I won't deny important role of leadership here. A strong good leadership will build a strong good trust. Be this trust to the government, to the people, and vice versa, this would be a fundamental capital of government-people relationship. But unfortunately, I couldn't see this in Indonesia.
Now we have democracy, even one of the most complicated election in the world. The people should vote three times in 2004: first, the members of House of Representatives and DPD (Provincial Representative Assembly). Second, first round presidential election. Third, second round presidential election, once the first failed to pass only one pair candidate elected by 51% of voters. The issue of clean government was already discussed many times, but, as we could see now, it had small impact. The people doesn't want it as top agenda, as their interests will depend of their own cronies.

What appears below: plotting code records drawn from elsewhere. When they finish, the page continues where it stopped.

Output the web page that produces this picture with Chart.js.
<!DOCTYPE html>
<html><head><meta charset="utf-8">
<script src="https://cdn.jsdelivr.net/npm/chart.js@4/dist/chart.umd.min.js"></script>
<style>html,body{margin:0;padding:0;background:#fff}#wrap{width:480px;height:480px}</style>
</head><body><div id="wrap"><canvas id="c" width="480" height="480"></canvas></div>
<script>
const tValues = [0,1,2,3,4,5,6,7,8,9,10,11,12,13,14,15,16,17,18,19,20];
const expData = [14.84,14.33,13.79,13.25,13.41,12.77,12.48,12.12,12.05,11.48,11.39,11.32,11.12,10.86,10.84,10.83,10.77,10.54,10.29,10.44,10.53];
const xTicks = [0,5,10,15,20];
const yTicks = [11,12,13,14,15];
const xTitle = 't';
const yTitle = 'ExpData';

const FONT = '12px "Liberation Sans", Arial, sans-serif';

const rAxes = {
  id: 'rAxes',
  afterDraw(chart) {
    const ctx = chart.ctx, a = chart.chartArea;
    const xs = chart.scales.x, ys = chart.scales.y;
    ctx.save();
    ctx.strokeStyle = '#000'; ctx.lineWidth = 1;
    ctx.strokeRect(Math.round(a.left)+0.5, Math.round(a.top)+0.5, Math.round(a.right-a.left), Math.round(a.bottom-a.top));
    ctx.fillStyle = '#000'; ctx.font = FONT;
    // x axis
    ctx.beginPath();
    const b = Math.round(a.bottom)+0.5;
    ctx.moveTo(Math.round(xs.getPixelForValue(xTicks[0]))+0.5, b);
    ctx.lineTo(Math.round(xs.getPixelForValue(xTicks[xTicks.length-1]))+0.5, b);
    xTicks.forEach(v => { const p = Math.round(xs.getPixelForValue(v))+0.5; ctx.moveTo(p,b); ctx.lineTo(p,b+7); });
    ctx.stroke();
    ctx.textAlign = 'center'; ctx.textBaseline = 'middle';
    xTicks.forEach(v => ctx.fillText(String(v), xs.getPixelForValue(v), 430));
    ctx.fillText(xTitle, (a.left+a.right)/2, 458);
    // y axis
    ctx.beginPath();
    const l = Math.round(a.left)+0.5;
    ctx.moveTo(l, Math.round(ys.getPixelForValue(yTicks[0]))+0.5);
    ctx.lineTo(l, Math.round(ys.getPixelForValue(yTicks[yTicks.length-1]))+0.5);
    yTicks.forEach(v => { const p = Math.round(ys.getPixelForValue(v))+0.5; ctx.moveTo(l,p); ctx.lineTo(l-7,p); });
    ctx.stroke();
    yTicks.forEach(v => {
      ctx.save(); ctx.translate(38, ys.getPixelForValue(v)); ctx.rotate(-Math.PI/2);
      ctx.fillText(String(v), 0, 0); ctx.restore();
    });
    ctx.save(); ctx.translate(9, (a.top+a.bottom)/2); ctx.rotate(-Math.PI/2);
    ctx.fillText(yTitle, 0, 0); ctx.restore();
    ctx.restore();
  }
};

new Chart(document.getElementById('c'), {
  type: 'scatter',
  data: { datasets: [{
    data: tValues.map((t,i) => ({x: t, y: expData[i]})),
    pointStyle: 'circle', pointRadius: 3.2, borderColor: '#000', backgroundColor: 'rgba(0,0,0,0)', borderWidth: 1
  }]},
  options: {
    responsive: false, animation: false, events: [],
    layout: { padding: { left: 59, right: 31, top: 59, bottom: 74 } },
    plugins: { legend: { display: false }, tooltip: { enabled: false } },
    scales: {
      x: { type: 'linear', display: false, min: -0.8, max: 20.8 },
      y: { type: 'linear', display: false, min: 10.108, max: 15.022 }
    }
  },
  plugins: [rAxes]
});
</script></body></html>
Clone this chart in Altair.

Like in other Asian cultures, Indonesians spend most of their times in their big families. Also when unemployment in Indonesia reaches 30 millions this year, the government could say but this is not a crisis, because avary (big) family will take care of its (unemployment) members. That's why, if one of your crony has a good position, his other family members will be at least very proud.
What still missing from this culture is the awareness, that the ability from the big family to support the whole family is very limited. In the Western countries this role is taken by the state with social state concept, whose prerequisite is a clean, strong bureacracy, but in Indonesia the state is still not able to build that.
This is the first challenge to Indonesians, if they realize that cronies woulb be not enough to support all their relatives, so that they should adapt themselves to think a little bit selfish: let the state be trustful enough and the people keep this trust while transforming themselves to an information society.